Photo of Meghan McCain by Tobyotter via Flickr
Yesterday, Atlantic reporter Mara Gay offered her readers a handful of takes on the state of women in the Republican party. “Pundits are predictably split lines on whether to love or fear Liz Cheney’s new red-blooded, anti-Obama, neoconservative foreign policy group, Keep America Safe,” she wrote. “But they agree that she is part of a vanguard of conservative women who are rising to lead the GOP.” And, from the looks of it, they certainly do. Still, following the Meghan McCain Twitter incident — where the daughter of the former presidential candidate was called, among other things, a slut for her tank-topped, sweatpantsed TwitPic appearance — one has to wonder whether this isn’t something of a mixed blessing: Sure, having its very own roster of nationally recognizable female icons might, at first glance, be a positive, but the length of the leash that’s been afforded to them seems to undermine any would-be positive gains here.
Take a look at Sarah Palin. When unveiled, as part of this past fall’s main political event, she brought to the national Republican party stout dedication to … the sort of ever-smiling, folksy character that most television audiences from the 1950s and ’60s would remember as being the perfect second-tier female figure — it was June Cleaver at the Republican National Convention (complete with a horribly cliched storyline about an over-zealousness for shopping). Whether or not the portrayal was fiction, it was hardly the portrait of a political powerbroker. And it was a window into just how far Republican women have come.

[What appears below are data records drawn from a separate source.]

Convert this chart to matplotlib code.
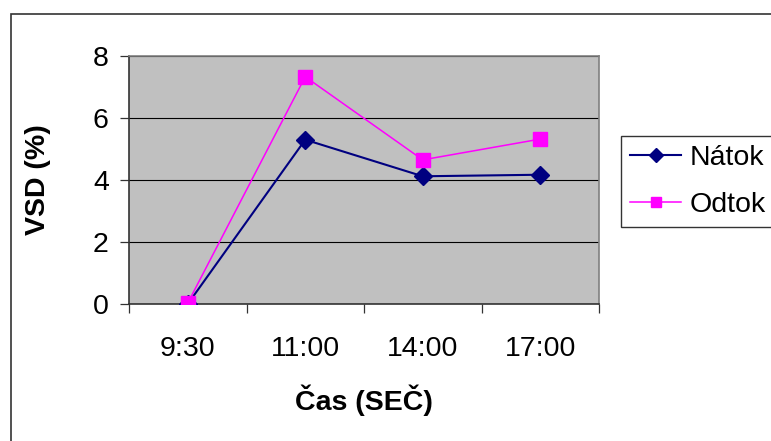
import matplotlib
matplotlib.use("Agg")
import matplotlib.pyplot as plt
from matplotlib.patches import Rectangle
import numpy as np

plt.rcParams['font.family'] = ['Liberation Sans', 'DejaVu Sans']

# Data
times = ["9:30", "11:00", "14:00", "17:00"]
natok = [0.0, 5.3, 4.12, 4.17]
odtok = [0.03, 7.33, 4.65, 5.32]

FS = 20.5

fig = plt.figure(figsize=(7.71, 4.41), dpi=100)

# outer chart frame (runs off the right and bottom edges)
fig.patches.append(Rectangle((11 / 771, -0.1), 1.2, 1 - 14 / 441 + 0.1,
                             transform=fig.transFigure, fill=False,
                             edgecolor="#333333", linewidth=1.2))

ax = fig.add_axes([129 / 771, 1 - 304 / 441, 470 / 771, 248 / 441])
ax.set_facecolor("#C0C0C0")

x = np.arange(len(times)) + 0.5
ax.plot(x, natok, color="#000080", linewidth=1.5, marker="D", markersize=9,
        label="Nátok", zorder=3)
ax.plot(x, odtok, color="#FF00FF", linewidth=1.1, marker="s", markersize=9.5,
        label="Odtok", zorder=4)

ax.set_xlim(0, len(times))
ax.set_ylim(0, 8)
ax.set_yticks([0, 2, 4, 6, 8])
ax.yaxis.grid(True, color="black", linewidth=0.8)
ax.set_axisbelow(True)

ax.set_xticks(x)
ax.set_xticklabels(times)
ax.set_xticks(np.arange(len(times) + 1), minor=True)
ax.tick_params(axis="x", which="major", length=0, pad=23, labelsize=FS)
ax.tick_params(axis="x", which="minor", length=6.5, width=0.9, color="#333333")
ax.tick_params(axis="y", length=6.5, width=0.9, color="#333333", pad=8,
               labelsize=FS)

for side in ["left", "bottom"]:
    ax.spines[side].set_color("#333333")
    ax.spines[side].set_linewidth(1.2)
for side in ["top", "right"]:
    ax.spines[side].set_color("#808080")
    ax.spines[side].set_linewidth(1.2)

ax.set_xlabel("Čas (SEČ)", fontsize=FS, fontweight="bold", labelpad=16)
ax.set_ylabel("VSD (%)", fontsize=FS, fontweight="bold", labelpad=30)

leg = fig.legend(loc="upper left", bbox_to_anchor=(621 / 771, 1 - 136 / 441),
                 fontsize=FS, frameon=True, fancybox=False, edgecolor="black",
                 handlelength=1.8, handletextpad=0.3, borderpad=0.32,
                 labelspacing=0.73, borderaxespad=0, markerscale=0.75)
leg.get_frame().set_linewidth(1.0)

fig.savefig("out.png", dpi=100)
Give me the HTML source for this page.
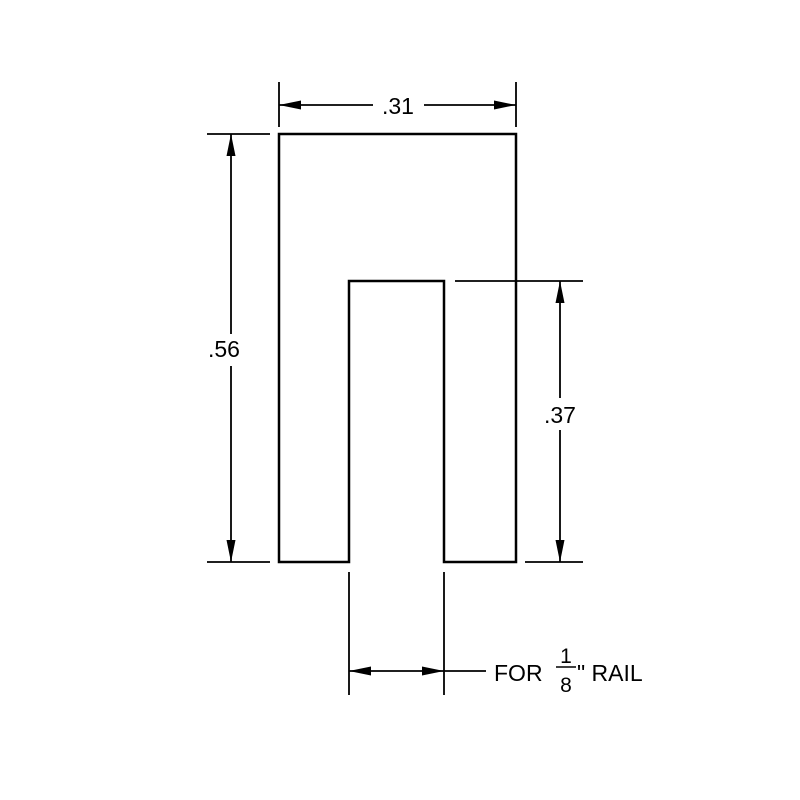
<!DOCTYPE html>
<html><head><style>html,body{margin:0;padding:0;background:#fff}svg{display:block}text{font-family:"Liberation Sans",sans-serif;fill:#000}</style></head>
<body>
<svg width="800" height="800" viewBox="0 0 800 800" xmlns="http://www.w3.org/2000/svg">
<defs>
<marker id="a" viewBox="0 0 22 9" refX="22" refY="4.5" markerWidth="22" markerHeight="9" markerUnits="userSpaceOnUse" orient="auto-start-reverse"><path d="M0,0 L22,4.5 L0,9 Z" fill="#000"/></marker>
</defs>
<g stroke="#000" stroke-width="2.5" fill="none">
<path d="M349,562 L279,562 L279,134 L516,134 L516,562 L444,562 L444,281 L349,281 Z" stroke-linejoin="miter"/>
</g>
<g stroke="#000" stroke-width="1.8" fill="none">
<line x1="279" y1="82" x2="279" y2="127"/>
<line x1="516" y1="82" x2="516" y2="127"/>
<line x1="279" y1="105" x2="373" y2="105" marker-start="url(#a)"/>
<line x1="424" y1="105" x2="516" y2="105" marker-end="url(#a)"/>
<line x1="207" y1="134" x2="270" y2="134"/>
<line x1="207" y1="562" x2="270" y2="562"/>
<line x1="231" y1="134" x2="231" y2="334" marker-start="url(#a)"/>
<line x1="231" y1="366" x2="231" y2="562" marker-end="url(#a)"/>
<line x1="455" y1="281" x2="583" y2="281"/>
<line x1="525" y1="562" x2="583" y2="562"/>
<line x1="560" y1="281" x2="560" y2="398" marker-start="url(#a)"/>
<line x1="560" y1="430" x2="560" y2="562" marker-end="url(#a)"/>
<line x1="349" y1="572" x2="349" y2="695"/>
<line x1="444" y1="572" x2="444" y2="695"/>
<line x1="349" y1="671" x2="444" y2="671" marker-start="url(#a)" marker-end="url(#a)"/>
<line x1="444" y1="671" x2="486" y2="671"/>
<line x1="556" y1="667" x2="576" y2="667" stroke-width="1.5"/>
</g>
<text x="398" y="114" font-size="23" text-anchor="middle">.31</text>
<text x="224" y="357" font-size="23" text-anchor="middle">.56</text>
<text x="560" y="423" font-size="23" text-anchor="middle">.37</text>
<text x="494" y="681" font-size="23">FOR</text>
<text x="566" y="663" font-size="21" text-anchor="middle">1</text>
<text x="566" y="692" font-size="21" text-anchor="middle">8</text>
<text x="577" y="681" font-size="23">" RAIL</text>
</svg>
</body></html>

Now comes the nonsense with Meghan McCain. McCain, who, with her Tweeting and her cursing and her MTVing, was doing her level-best to help her party shake its (to co-opt her phrasing) pantsuit-y properisms, was put in her place for it. After posting the image, and receiving a whole bunch of flack, McCain reported that she’d been called a slut. She then wrote, in what seems like a rather measured response to such misogyny, that she was “going to take some more time to think about it but seriously I was just trying to be funny with the book and that I’m a dork staying in.” Shortly thereafter she tweeted that she “want[ed] to apologize to anyone that was offended by [her] twitpic,” further declaring that she had “clearly made a huge mistake” and is “sorry 2 those that are offended.” This last statement was, no doubt, the result of a public-reaction calculation, made to minimize any damage that the photo might have caused. But this isn’t the gross part. Nope. The gross part would be the fact that some of her Twitter followers were so threatened by the (very minor, it seems) appearance of sexuality in one of their (assuming here, that most of her Tweeting readership is sympathetic to her political views) emerging leaders, that they all ganged up to shut it down. Chalk up another win for the in-the-kitchen-character-building set.
Whether the likes of Carly Fiorina, Meg Whitman, and Liz Cheney will have to face — if they should ever climb into the true national spotlight — such a character reduction remains to be seen. But, with the GOP trending toward allowing for a larger role for women, it would serve them well to refrain from taking away their freedom to be anything but mid-20th-century homemakers.